Philippe Ledent

2021 ne sera pas lisse

Philippe Ledent Senior economist chez ING Belgique, chargé de cours à l'UCLouvain.

En un seul mot: accrochez-vous… dans tous les sens du terme.

“Bonne année et bonne santé!”… Rarement ces mots auront-ils pris autant de sens. L’arrivée des vaccins permet heureusement d’avoir la perspective d’une année meilleure. C’est l’espoir que nous avons toutes et tous. Sur le plan économique, la plupart des prévisions pour 2021 sont également fondées sur la vaccination de masse et la victoire de la science sur le Covid. Après une année marquée par une contraction inédite du PIB de la plupart des économies, 2021 verrait une reprise vigoureuse. C’est ce que l’on peut raisonnablement attendre compte tenu des données disponibles actuellement et du scénario le plus probable en matière de vaccination.

En un seul mot: accrochez-vous… dans tous les sens du terme.

Pour autant, il ne faut pas se voiler la face, la situation économique restera difficile encore un moment. Dès lors, un peu à l’image de ma mise en garde de l’été dernier sur la nécessité de se préparer à une éventuelle deuxième vague (qui est devenue réalité à l’automne), je ne peux que vous souhaiter de redoubler d’efforts en 2021 pour vous adapter à cette situation chaotique. Certes, on aperçoit la lumière au bout du tunnel, mais il est encore long et la lumière elle-même réserve quelques surprises.

Le changement d’année donne évidemment l’impression qu’une étape importante a été franchie. On serait passé de la survie à la délivrance, de la gestion de l’urgence aux fondations de la relance. Mais tous les virologues nous l’ont assez dit, le virus ne connaît pas les fêtes de fin d’année. Une fois la page de 2020 tournée, il a bien fallu se rendre compte que rien n’a changé. La menace d’une troisième vague est toujours présente, et les mesures de restrictions de mobilité et d’activité seront encore à l’ordre du jour pour un moment. L’année 2021 restera profondément marquée par la crise du Covid, à l’image de 2020.

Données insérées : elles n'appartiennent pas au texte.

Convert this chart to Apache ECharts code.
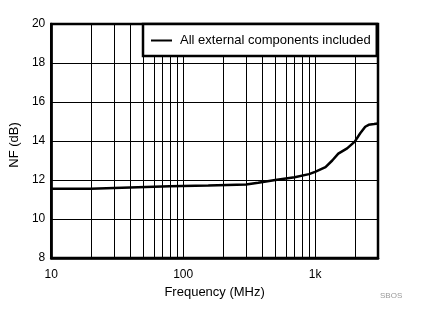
<!DOCTYPE html>
<html>
<head>
<meta charset="utf-8">
<script src="https://cdn.jsdelivr.net/npm/echarts@6/dist/echarts.min.js"></script>
<style>html,body{margin:0;padding:0;background:#fff}#c{width:422px;height:324px}</style>
</head>
<body>
<div id="c"></div>
<script>
const freqMHz = [10, 19.9, 20, 39.5, 40, 79, 80, 155, 160, 300, 370, 500, 700, 900, 1000, 1200, 1350, 1500, 1750, 2000, 2200, 2400, 2550, 2800, 3000];
const nfDb = [11.55, 11.55, 11.62, 11.62, 11.68, 11.68, 11.72, 11.72, 11.75, 11.77, 11.86, 12.0, 12.14, 12.3, 12.42, 12.66, 13.0, 13.35, 13.62, 13.97, 14.4, 14.73, 14.83, 14.87, 14.9];
const minorGridFreqs = [20, 30, 40, 50, 60, 70, 80, 90, 200, 300, 400, 500, 600, 700, 800, 900, 2000];
const seriesName = 'All external components included';
const xTickLabels = {10: '10', 100: '100', 1000: '1k'};

const font = 'Arial, "Liberation Sans", sans-serif';
const chart = echarts.init(document.getElementById('c'), null, {renderer: 'canvas'});
chart.setOption({
  animation: false,
  backgroundColor: '#fff',
  title: {
    text: 'SBOS', left: 380, top: 292, padding: 0,
    textStyle: {fontSize: 8, fontWeight: 'normal', color: '#999', fontFamily: font}
  },
  grid: {left: 47, right: 44, top: 24, bottom: 66, show: true, borderColor: '#000', borderWidth: 2.5, backgroundColor: 'transparent'},
  legend: {
    left: 143, top: 24,
    padding: [10, 6, 9, 8],
    backgroundColor: '#fff', borderColor: '#000', borderWidth: 2.5,
    icon: 'rect', itemWidth: 21, itemHeight: 2,
    textStyle: {fontSize: 13, color: '#000', fontFamily: font, padding: [0, 0, 0, 3]},
    data: [seriesName]
  },
  xAxis: {
    type: 'log', logBase: 10, min: 10, max: 3000,
    name: 'Frequency (MHz)', nameLocation: 'middle', nameGap: 24,
    nameTextStyle: {fontSize: 13, color: '#000', fontFamily: font},
    axisLine: {show: true, lineStyle: {color: '#000', width: 2.5}},
    axisTick: {show: false},
    axisLabel: {
      fontSize: 12, color: '#000', fontFamily: font, margin: 11,
      formatter: function (v) { const r = Math.round(v); return xTickLabels[r] !== undefined ? xTickLabels[r] : ''; }
    },
    splitLine: {show: true, lineStyle: {color: '#000', width: 1}},
    minorTick: {show: false}, minorSplitLine: {show: false}
  },
  yAxis: {
    type: 'value', min: 8, max: 20, interval: 2,
    name: 'NF (dB)', nameLocation: 'middle', nameGap: 28,
    nameTextStyle: {fontSize: 13, color: '#000', fontFamily: font, padding: [0, 8, 0, 0]},
    axisLine: {show: true, lineStyle: {color: '#000', width: 2.5}},
    axisTick: {show: false},
    axisLabel: {fontSize: 12, color: '#000', fontFamily: font, margin: 6},
    splitLine: {show: true, lineStyle: {color: '#000', width: 1}}
  },
  series: [{
    name: seriesName,
    type: 'line',
    data: freqMHz.map((f, i) => [f, nfDb[i]]),
    symbol: 'none',
    lineStyle: {color: '#000', width: 2.5},
    itemStyle: {color: '#000'},
    z: 3,
    markLine: {
      silent: true, symbol: 'none', animation: false,
      label: {show: false},
      lineStyle: {color: '#000', width: 1, type: 'solid'},
      emphasis: {disabled: true},
      z: 1,
      data: minorGridFreqs.map(v => ({xAxis: v}))
    }
  }]
});
</script>
</body>
</html>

Trois autres éléments feront vaciller bien des certitudes au sujet de 2021. Primo, au-delà du délai nécessaire à la vaccination de masse, on se doute qu’il ne s’agira pas d’un processus parfaitement fluide et ordonné. Il y aura inévitablement des imprévus. Secundo, la crise n’a pas encore montré son vrai visage, notamment en matière de faillites et de chômage. Cela fera de 2021 une année de contrastes, où la joie de la relance économique se mêlera aux mauvaises nouvelles pour de nombreuses entreprises. Tertio, que dire de l’héritage de la crise de 2020, qui suscitera des critiques, des manifestations, de longs débats et j’en passe? En 2020, dans l’urgence de la gestion de la crise, tout le monde était plus ou moins d’accord pour prendre les mesures de soutien, tant sur le plan monétaire que budgétaire. Mais lorsque la poussière soulevée par la pandémie retombera, les divisions sur la politique économique à mettre en oeuvre apparaîtront de plus belle, avec parfois des positions dont le radicalisme sera à la mesure de la crise. On observe par exemple déjà en France un mouvement pour demander que la Banque centrale européenne annule purement et simplement les dettes publiques qu’elle détient. Rien que ça.

En conclusion, il serait réducteur de considérer 2021 par la seule opposition à 2020. La nouvelle année ne marquera pas une sorte de retour en arrière vers le monde tel qu’on l’a laissé avant la pandémie, mais 2021 représentera au contraire un nouveau pas en avant, vers de nouveaux défis, de nouvelles contraintes, et cela nécessite de redoubler d’efforts pour s’y adapter plutôt que d’attendre que tout redevienne “normal”. Alors en un seul mot: accrochez-vous… dans tous les sens du terme.